Archif Menywod Cymru / Women's Archive Wales
- Abbreviation: AMC/WAW; WAW;
- Nickname: Archif Menywod Cymru (Welsh); Women's Archive Wales;
- Formation: 1997; 29 years ago
- Founder: Ursula Masson; Avril Rolph;
- Type: Charitable organisation; Archive;
- Headquarters: Singleton Park Library, Swansea University, Singleton Park, Swansea
- Website: womensarchivewales.org

= Women's Archive Wales =

Welsh archive charity

Women's Archive Wales (Archif Menywod Cymru, official name Archif Menywod Cymru / Women's Archive Wales) (WAW or AMC/WAW) is a charity which works to identify and preserve resources for the study of women in the history of Wales.

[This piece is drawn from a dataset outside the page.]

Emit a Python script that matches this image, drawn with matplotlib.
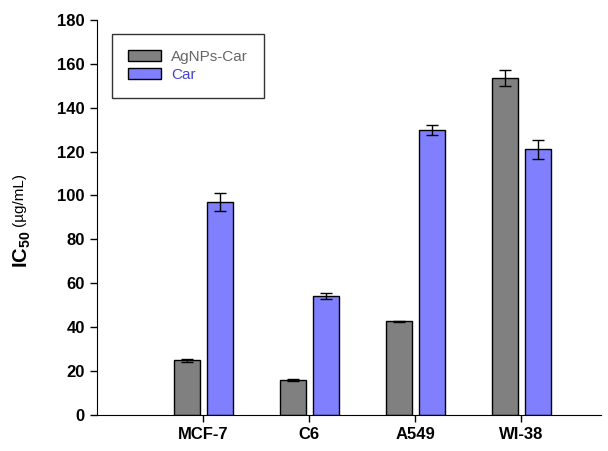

Its aims are defined as: "To identify and rescue materials relating to the lives of women in Wales past, present and future, and encourage their deposit in appropriate public repositories" and "To promote understanding of women’s roles in Welsh history, and the inclusion of women in history taught in schools and higher education."

AMC/WAW's collections are held in county archives, the National Library of Wales, Amgueddfa Cymru – Museum Wales, and university and other libraries.

AMC/WAW supports research and study into women's history in Wales, including both Welsh women and other women who have lived or worked in Wales or contributed to Welsh history.

It was co-founded by Ursula Masson, who in 1995 had obtained research funding to document the history of the women's liberation movement in Wales. In December 1997 she and her research assistant Avril Rolph organised a meeting of librarians, archivists, historians and other interested parties, which resulted in the formation of AMC/WAW. Its first AGM was held in 1998 and Deirdre Beddoe was elected as chair.